§ **Problem to solve**
Starting at the first line of the data, please print exactly those lines through the one that holds "const SERIES_3 = 'Δt = 3 ps';", omitting every picture.

====

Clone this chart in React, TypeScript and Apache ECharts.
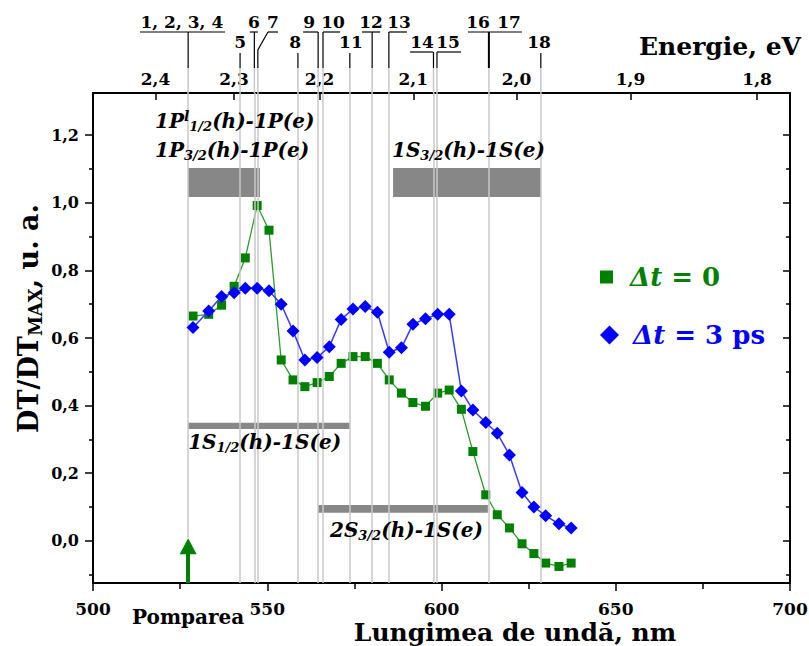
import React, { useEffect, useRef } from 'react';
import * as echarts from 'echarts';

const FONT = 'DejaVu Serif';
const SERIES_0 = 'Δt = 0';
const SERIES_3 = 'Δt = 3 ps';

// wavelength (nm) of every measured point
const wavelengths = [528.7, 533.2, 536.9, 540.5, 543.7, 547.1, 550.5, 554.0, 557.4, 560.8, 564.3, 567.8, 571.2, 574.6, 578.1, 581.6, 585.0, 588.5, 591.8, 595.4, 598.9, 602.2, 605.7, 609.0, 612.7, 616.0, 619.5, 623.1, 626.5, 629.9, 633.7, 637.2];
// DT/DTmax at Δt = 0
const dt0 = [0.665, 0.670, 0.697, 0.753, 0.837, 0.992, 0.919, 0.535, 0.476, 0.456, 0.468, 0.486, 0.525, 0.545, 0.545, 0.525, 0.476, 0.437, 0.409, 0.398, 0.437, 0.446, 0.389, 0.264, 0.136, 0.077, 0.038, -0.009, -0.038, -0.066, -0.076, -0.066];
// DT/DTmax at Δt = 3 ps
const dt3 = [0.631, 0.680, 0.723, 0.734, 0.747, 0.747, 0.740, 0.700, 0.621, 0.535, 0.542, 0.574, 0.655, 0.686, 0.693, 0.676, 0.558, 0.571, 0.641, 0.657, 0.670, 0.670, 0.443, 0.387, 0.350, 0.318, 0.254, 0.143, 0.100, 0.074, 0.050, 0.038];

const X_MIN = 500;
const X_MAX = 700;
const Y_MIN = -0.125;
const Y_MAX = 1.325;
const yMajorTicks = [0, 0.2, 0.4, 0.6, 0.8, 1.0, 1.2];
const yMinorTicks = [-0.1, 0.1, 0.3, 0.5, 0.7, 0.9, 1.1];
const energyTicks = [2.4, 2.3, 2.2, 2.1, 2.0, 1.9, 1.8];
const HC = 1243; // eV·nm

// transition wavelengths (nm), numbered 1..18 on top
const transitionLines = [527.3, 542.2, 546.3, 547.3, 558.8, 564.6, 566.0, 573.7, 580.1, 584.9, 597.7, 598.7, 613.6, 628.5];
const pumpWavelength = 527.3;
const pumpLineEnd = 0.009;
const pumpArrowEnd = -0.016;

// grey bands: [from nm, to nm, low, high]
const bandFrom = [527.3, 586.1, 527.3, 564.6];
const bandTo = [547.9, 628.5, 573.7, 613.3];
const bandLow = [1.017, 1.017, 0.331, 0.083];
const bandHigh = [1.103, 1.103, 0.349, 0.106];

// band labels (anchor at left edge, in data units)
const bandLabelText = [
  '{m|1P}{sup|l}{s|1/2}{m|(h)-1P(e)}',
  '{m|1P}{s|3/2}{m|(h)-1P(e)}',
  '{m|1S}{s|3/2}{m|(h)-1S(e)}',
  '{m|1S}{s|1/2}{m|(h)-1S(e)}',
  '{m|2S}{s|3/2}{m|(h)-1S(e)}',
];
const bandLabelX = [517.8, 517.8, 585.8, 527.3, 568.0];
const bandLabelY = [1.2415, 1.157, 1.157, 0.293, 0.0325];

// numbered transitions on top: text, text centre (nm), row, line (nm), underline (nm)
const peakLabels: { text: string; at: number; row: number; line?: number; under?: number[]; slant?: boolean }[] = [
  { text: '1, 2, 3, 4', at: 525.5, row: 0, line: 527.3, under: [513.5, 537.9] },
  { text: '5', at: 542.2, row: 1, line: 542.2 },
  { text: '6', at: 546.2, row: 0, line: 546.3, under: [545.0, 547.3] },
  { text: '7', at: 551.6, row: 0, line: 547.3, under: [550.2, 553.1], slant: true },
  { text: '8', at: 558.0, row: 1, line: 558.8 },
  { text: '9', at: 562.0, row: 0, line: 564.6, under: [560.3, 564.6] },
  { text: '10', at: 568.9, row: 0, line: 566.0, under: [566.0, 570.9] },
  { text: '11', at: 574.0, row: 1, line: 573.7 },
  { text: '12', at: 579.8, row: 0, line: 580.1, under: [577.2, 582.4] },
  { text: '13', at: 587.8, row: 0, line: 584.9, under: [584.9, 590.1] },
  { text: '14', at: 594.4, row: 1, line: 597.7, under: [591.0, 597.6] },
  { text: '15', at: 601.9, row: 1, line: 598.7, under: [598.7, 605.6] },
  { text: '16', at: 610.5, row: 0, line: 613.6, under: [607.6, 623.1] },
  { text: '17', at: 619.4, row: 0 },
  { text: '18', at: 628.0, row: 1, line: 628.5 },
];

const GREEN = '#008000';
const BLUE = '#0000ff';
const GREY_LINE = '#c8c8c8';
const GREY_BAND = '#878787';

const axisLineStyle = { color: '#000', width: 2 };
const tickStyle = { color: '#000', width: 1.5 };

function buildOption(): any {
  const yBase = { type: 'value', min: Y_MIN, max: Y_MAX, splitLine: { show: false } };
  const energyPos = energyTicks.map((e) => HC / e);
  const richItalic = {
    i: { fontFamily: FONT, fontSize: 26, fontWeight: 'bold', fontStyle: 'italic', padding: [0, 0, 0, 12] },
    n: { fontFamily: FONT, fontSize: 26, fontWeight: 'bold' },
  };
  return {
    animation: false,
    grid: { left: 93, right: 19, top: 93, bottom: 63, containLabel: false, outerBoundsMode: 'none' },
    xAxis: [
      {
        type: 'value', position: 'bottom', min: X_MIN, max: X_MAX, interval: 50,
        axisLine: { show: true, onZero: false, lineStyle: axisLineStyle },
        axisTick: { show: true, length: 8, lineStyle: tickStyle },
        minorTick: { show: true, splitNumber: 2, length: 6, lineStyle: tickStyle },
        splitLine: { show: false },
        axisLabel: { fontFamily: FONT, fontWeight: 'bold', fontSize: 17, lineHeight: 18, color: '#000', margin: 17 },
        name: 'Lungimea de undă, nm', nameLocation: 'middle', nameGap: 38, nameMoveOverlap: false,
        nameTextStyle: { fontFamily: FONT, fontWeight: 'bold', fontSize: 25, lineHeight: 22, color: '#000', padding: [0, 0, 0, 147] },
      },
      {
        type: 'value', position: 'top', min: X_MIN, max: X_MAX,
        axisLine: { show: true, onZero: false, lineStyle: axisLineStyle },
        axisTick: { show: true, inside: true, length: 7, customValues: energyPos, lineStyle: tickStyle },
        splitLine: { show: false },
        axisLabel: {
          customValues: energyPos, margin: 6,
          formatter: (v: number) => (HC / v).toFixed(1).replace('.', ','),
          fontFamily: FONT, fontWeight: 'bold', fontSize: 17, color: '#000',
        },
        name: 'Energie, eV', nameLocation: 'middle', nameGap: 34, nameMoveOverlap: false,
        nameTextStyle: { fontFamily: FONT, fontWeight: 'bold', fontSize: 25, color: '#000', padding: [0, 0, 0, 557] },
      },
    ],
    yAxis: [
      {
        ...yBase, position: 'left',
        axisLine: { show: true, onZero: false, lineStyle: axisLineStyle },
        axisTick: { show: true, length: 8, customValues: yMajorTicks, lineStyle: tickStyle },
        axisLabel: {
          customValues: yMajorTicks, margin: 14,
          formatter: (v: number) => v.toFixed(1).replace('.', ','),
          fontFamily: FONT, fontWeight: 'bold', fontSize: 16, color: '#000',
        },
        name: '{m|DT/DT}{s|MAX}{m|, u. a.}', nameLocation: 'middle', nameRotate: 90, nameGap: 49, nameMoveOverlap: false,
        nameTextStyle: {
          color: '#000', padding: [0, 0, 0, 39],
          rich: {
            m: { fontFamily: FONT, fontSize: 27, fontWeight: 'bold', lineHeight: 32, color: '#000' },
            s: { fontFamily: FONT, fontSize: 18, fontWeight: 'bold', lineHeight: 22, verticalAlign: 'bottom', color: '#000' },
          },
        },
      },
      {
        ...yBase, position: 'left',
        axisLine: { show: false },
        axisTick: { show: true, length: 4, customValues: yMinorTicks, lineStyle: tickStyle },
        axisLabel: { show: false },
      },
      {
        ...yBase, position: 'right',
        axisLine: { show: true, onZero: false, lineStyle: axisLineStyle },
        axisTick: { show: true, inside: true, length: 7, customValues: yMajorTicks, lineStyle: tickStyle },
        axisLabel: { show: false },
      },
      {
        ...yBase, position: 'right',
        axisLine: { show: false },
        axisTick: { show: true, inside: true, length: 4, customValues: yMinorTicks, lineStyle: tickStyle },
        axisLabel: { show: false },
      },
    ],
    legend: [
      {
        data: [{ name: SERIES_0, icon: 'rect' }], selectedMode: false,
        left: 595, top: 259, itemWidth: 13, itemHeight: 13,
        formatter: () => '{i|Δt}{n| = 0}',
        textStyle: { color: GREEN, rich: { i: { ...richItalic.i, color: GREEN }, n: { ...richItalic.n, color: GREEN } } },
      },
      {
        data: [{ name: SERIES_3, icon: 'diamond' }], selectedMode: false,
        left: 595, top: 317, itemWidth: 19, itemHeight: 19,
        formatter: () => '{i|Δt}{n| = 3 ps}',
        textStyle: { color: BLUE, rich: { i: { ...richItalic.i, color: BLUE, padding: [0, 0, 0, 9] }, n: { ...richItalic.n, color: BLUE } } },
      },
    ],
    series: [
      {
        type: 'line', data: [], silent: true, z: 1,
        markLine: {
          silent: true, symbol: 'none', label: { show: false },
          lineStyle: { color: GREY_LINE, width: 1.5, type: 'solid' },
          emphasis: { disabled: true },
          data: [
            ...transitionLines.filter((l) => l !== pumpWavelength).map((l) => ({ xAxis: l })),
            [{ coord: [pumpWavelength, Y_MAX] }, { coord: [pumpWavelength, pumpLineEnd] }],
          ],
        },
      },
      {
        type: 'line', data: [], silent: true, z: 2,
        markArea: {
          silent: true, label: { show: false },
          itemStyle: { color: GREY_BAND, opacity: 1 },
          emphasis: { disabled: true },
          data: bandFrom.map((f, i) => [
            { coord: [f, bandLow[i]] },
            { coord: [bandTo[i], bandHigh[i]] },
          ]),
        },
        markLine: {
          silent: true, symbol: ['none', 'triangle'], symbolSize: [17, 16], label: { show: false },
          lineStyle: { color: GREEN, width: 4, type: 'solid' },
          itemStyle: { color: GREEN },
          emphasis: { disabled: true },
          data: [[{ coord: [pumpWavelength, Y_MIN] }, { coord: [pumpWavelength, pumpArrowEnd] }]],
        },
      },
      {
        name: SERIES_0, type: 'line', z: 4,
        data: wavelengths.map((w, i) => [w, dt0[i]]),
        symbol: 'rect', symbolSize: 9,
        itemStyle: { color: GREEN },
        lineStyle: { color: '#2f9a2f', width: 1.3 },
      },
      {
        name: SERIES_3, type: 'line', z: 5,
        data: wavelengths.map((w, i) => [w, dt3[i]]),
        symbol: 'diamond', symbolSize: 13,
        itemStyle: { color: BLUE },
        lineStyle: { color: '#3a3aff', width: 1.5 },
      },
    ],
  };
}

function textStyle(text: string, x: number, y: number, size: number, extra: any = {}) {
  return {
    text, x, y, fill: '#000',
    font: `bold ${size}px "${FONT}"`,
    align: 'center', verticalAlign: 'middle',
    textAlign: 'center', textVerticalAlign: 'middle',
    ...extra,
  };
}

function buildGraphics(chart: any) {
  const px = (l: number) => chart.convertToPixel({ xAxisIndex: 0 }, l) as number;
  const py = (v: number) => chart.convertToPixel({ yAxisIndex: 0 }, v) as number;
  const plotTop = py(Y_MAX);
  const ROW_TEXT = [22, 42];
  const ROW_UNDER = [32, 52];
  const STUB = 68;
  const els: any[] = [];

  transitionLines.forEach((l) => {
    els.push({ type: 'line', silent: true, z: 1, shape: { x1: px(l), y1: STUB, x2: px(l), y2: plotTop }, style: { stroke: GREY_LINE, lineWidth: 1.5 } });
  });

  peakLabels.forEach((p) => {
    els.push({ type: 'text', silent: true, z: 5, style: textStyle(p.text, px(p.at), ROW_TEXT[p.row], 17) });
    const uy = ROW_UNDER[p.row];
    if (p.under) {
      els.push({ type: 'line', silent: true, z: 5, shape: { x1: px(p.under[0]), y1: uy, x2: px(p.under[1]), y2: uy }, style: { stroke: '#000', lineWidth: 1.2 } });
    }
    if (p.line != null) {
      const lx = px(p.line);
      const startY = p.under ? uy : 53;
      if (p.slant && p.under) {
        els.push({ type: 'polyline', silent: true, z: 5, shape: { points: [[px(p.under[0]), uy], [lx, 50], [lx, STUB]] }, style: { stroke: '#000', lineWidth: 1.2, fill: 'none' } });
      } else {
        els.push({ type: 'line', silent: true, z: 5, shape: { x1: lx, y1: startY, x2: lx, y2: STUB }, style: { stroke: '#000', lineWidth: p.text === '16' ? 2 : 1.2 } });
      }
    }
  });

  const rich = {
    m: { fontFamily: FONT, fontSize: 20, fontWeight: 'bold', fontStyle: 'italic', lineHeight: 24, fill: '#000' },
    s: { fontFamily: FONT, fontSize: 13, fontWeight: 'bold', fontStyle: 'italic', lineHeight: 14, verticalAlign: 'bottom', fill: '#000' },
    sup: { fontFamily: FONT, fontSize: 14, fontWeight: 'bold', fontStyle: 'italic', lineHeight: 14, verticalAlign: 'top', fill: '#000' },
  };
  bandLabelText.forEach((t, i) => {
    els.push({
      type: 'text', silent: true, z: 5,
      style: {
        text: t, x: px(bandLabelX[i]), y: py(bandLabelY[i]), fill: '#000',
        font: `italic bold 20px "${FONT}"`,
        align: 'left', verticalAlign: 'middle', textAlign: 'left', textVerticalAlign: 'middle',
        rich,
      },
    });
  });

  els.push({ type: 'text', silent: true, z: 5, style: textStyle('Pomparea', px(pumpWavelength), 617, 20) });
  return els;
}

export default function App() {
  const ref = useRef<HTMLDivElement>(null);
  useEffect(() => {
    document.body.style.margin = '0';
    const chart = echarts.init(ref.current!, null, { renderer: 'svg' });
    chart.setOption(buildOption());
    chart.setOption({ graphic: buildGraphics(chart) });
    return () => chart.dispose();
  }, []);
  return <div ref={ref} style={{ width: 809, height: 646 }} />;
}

====

§ **Solved problem**
Clone this chart in React, TypeScript and Apache ECharts.
import React, { useEffect, useRef } from 'react';
import * as echarts from 'echarts';

const FONT = 'DejaVu Serif';
const SERIES_0 = 'Δt = 0';
const SERIES_3 = 'Δt = 3 ps';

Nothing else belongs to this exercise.